I agree with MOnica - this needs to be hard headed decision with a firm eye on the resale of their own flat in due course.
The point of the application for planning permission is so that those who may be affected can have a say and put forward their point of view to an objective 3rd party - don't be afraid to use the system, that's what it's there for.
I think you are right M0nica - no time to be sentimental. As for a cooler garden - this is Scotland where we are permanently several degrees below the rest of the UK and their garden is already shaded for a lot of the day. A roof terrace on the other hand ......
If their neighbours had been good friends they would have spoken to your DS before drawing up plans and getting an Architect involved, your DS could then have had some input and made suggestions so that the extension wouldn’t negative,y affect their property.
It seems that the ‘friends’ decided to go ahead even though it negatively impacted your son, time for him to object rather than risk having his property devalued.
Just because they are friendly with these neighbours shouldn’t cloud their judgement. What if it were neighbours who they had never spoken to who wanted to build this extension? Would they feel the same?
And these neighbours might build the extension, make a killing on their property and move elsewhere.
Must be difficult, but they need to think of all the implications.
Forget friendship. The future price and saleability of their house could be majorly impacted to their disadvantage by this extension.
They need to look at the extension plans with a cool eye - and if that means objecting to the extension because of the deleterious effect it will have on their home they must put in reasoned objections. If they don't, they are making a present to their neighbour of part of the value of their home. That loss of value could later makes it impossible for them to move on to another better home.
There could be potential for your daughter to have a lovely roof terrace off the room that overlooks the extension - would be better than a garden that you have to go down stairs to.

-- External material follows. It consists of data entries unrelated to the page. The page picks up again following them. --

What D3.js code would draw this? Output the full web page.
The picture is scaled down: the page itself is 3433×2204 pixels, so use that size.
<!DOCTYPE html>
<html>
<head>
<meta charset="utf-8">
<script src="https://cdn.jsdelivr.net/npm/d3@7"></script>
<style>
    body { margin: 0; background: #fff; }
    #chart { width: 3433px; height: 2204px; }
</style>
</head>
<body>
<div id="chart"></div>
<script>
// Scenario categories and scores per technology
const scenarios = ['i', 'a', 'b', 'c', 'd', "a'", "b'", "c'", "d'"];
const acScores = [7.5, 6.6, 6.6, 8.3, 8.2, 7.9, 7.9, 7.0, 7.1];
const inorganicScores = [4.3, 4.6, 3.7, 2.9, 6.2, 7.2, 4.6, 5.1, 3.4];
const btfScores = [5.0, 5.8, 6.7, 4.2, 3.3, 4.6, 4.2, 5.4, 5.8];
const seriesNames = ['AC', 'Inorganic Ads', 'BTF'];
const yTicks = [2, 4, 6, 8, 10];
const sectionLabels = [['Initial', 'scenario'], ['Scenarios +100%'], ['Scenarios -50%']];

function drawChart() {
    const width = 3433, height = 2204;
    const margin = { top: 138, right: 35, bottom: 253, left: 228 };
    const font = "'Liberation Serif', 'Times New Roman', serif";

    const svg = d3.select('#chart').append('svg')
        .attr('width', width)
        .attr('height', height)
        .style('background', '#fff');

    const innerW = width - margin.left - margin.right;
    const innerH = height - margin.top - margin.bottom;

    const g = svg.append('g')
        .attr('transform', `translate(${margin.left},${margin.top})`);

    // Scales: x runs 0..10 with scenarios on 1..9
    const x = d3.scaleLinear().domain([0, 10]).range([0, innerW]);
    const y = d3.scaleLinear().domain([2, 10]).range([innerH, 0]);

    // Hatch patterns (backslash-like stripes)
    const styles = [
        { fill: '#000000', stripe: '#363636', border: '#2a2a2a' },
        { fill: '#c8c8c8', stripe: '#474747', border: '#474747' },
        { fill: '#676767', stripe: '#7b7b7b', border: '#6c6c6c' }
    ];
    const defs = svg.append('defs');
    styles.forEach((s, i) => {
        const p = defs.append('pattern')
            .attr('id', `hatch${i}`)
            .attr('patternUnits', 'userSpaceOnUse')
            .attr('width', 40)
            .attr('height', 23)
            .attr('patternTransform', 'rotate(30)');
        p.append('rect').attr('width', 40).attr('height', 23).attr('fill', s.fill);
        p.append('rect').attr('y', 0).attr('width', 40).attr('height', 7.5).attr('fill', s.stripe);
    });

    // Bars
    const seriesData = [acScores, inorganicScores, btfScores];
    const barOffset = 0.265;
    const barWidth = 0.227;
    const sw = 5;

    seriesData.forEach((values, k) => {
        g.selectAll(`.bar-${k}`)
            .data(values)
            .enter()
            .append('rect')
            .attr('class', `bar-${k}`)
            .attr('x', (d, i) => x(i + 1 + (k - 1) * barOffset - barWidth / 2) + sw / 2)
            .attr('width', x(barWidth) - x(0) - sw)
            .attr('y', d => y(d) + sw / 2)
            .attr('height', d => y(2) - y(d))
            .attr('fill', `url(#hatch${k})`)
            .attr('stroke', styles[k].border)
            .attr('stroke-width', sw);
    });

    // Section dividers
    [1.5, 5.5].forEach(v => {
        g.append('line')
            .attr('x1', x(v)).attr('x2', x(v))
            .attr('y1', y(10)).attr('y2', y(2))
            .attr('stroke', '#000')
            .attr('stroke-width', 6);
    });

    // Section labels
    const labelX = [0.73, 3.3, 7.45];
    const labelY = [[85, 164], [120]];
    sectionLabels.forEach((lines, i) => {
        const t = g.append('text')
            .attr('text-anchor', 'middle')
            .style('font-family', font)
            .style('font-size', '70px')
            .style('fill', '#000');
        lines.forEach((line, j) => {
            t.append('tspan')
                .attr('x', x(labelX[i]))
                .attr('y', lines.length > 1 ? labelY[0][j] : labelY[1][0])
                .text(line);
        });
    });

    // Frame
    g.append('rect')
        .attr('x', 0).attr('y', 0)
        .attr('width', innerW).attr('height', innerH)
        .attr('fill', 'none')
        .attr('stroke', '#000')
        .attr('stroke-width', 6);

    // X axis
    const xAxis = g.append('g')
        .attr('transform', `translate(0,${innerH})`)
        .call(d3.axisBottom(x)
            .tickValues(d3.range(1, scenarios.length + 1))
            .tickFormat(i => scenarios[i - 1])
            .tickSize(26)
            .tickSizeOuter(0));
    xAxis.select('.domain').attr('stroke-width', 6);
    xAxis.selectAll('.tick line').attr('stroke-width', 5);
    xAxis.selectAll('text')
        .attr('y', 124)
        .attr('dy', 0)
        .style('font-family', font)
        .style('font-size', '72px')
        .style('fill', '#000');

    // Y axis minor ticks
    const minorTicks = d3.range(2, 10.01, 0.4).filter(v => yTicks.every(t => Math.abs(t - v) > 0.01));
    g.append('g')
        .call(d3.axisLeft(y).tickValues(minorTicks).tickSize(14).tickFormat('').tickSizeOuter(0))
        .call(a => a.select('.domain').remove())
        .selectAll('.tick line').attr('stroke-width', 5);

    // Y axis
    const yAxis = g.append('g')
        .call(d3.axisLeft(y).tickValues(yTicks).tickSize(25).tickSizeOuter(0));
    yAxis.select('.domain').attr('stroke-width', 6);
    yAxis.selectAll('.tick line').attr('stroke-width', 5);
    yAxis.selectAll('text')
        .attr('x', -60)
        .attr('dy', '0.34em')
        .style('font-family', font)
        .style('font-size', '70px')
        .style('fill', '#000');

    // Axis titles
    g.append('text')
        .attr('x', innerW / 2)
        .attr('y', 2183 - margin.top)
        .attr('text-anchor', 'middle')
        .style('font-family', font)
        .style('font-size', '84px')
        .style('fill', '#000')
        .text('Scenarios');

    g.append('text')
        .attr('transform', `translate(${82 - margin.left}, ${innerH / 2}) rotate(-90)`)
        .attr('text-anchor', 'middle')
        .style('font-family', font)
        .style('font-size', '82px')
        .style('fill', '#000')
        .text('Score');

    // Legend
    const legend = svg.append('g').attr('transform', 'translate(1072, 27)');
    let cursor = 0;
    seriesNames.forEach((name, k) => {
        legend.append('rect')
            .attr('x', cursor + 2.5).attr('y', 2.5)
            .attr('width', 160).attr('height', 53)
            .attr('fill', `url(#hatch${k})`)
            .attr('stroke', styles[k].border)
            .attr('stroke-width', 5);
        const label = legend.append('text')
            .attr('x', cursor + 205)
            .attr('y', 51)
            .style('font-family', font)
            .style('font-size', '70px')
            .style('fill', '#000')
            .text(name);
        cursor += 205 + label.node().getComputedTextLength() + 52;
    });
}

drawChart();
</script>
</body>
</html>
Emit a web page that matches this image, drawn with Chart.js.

Thanks all. I think they have had notice served on neighbours for planning approval so have to make a decision quickly about whether or not to raise an objection. My instinct would be to make sure they have all the information before taking a decision. I don't know if they could talk to the planners and look at the plans. They may be alarmed because the previous owners of downstairs cut down some large old trees which were a great screen from the main road, without any consultation and then promptly sold their flat! I tend to agree with you PollyDolly that neighbours come and go and it is their home and maybe it should be the neighbours who should consider a larger flat.
Sorry I’m a little confused if they are in the top flat how can a ground floor extension affect their light and amenity? I do agree with the others that it might affect their friendship but which is more important to them.
If planning consent has been applied for because the size of the extension requires this, your DS and d.i.l. will be contacted by the local planning authority for an opportunity to raise any objections.
I understand that the friendship is important but if they have real concerns about how this may impact on them, they have no choice but to raise their objections with the local planning authority.
Within reason I would anything to avoid a bad situation with neighbours. Next door to us had an extension. It did cut down some of our view of some lovely trees. But they are such good neighbours we wouldn’t have dreamt of saying anything.
There is no guarantee that the application action will get past the preliminary stages after which point neighbours can raise objections.
However, what they should consider is that they own their flat and had rights to live there with no disruption , friends come and go but it is their home, how much do they value it??
My DS and DiL own half a divided house. They live in the upper flat with its own entrance and garden. The downstairs neighbours, who they get along well with, haven't been there as long and now have applied for planning consent to build an extension which will impact on DS's amenity and light - shading their garden etc They feel very uncomfortable about objecting as the friendship is important, but are really unhappy about it. Any suggestions about how they might proceed? I suppose they could sell their flat or put up with it or object and risk being on bad terms with the neighbours.